No, that’s not the issue – 16GB should be plenty enough to process the data (though these are indeed big files and it will take some time). The issue is a bit technical and relates to our use of memory-mapping, which allows us to instruct the OS to transparently ‘insert’ the whole file as-is into system memory. This makes it easy to directly read and write to the file with very little overhead.

The problem is that behinds the scenes, the OS will need to manage which bits of the file are loaded from disk into RAM (by default, it will only ‘page in’ those bits that the program explicitly tries to access), and more importantly, when we write to the output file (i.e. write to those memory locations), the OS needs to eventually ‘commit’ these changes back to the hard drive. Most OS’s won’t immediately write all the changes to disk, but delay the write back till later – it’s a good idea, since a write to a specific memory location is likely to be followed soon after by a write to an adjacent location, so it’s better to keep things in RAM for a reasonable amount of time and only commit them to disk when all changes to that bit of the file are likely to be complete. There are various policies that the OS might pick for exactly how it handles this, and on Linux these things can be adjusted. No such flexibility on macOS unfortunately (at least not as far as I can tell).

But the upshot of it is that for some workloads where lots of memory locations are changed all over the file (which happens in this particular case), the OS is more likely to reach the point where it feels the need to commit (technically, the number of ‘dirty pages’ exceeds its tolerance), and it may then decide to commit all changes to disk – halting all execution in the meantime. And to compound the issue, once the program is allowed to run again, it’ll carry on modifying memory locations close to the ones that just got committed, which means the OS will then have to commit the exact same memory pages again.

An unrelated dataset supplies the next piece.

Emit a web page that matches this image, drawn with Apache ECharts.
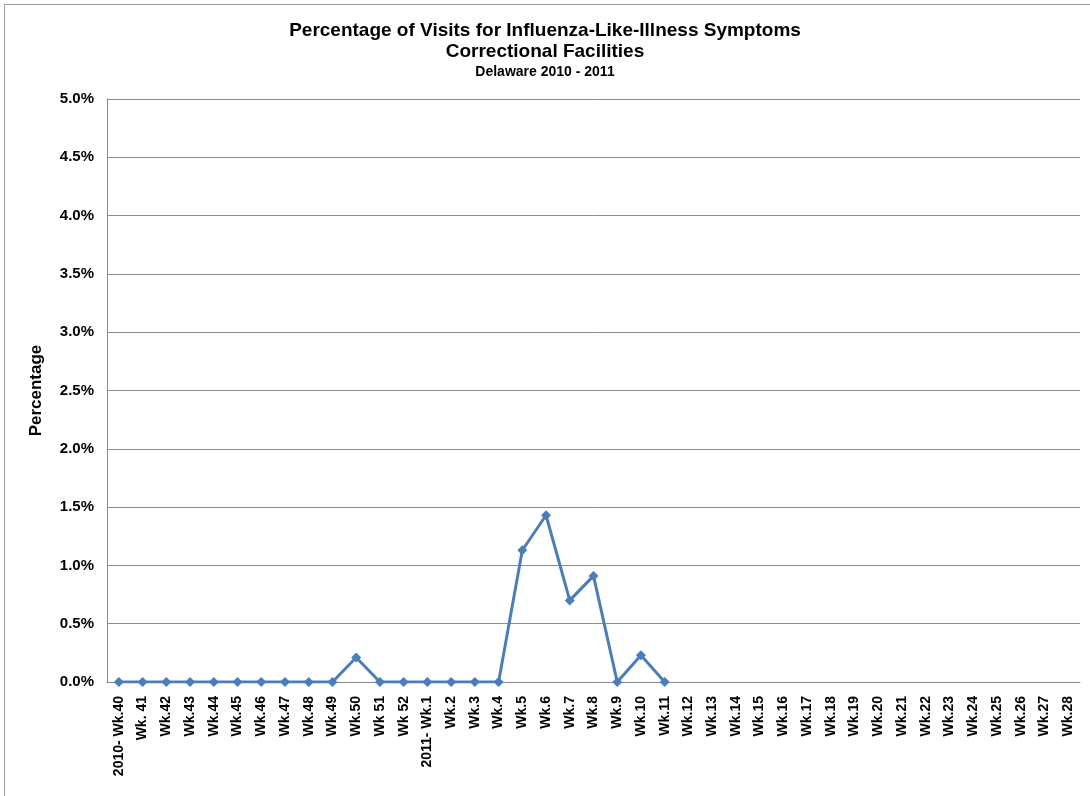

What I would like to do is to find a way to tell the OS to delay committing the data back to file until the file is closed, but unfortunately there doesn’t seem to be a way of doing this (at least, I couldn’t find an option to do this anywhere when I looked into it). In the absence of such an option, the alternative is the explicit delayed writeback that we have implemented in the backend to avoid issues like this on certain types of filesystems (such as network file shares, since if left unchecked, this can generate a huge amount of needless network traffic).

My alternative suggestion was to store the file directly on a memory-backed filesystem, since in this case the OS doesn’t need to load or commit any memory pages at all – they’re already in the system RAM. Hopefully that will avoid the issue altogether.

I wouldn’t advocate reducing the quality of your data, unless that happens to be the only way to proceed, it will just make it harder to publish your findings. However, if you need to process that many HCP subjects, then you really don’t want to be doing this on your macbook… Depending on what you want to do, I wouldn’t be surprised if the full processing took on the order of a day per subject (again, very dependent on what you’re planning), which would take you about 3 years on a single machine running full time… Downsampling the data will definitely help with processing time, but as I said, reviewers may question your approach if & when you try to publish your results (again, depends entirely on what you’re going to do).

You should get access to a HPC cluster, or at least a dedicated workstation (if not several…) if you’re going to do this – in which case this particular problem may be a non-issue: you probably won’t encounter the problem on a Linux HPC with enough RAM (its dirty page handling policy is different from macOS, and doesn’t force a writeback so easily).

All the best,
Donald.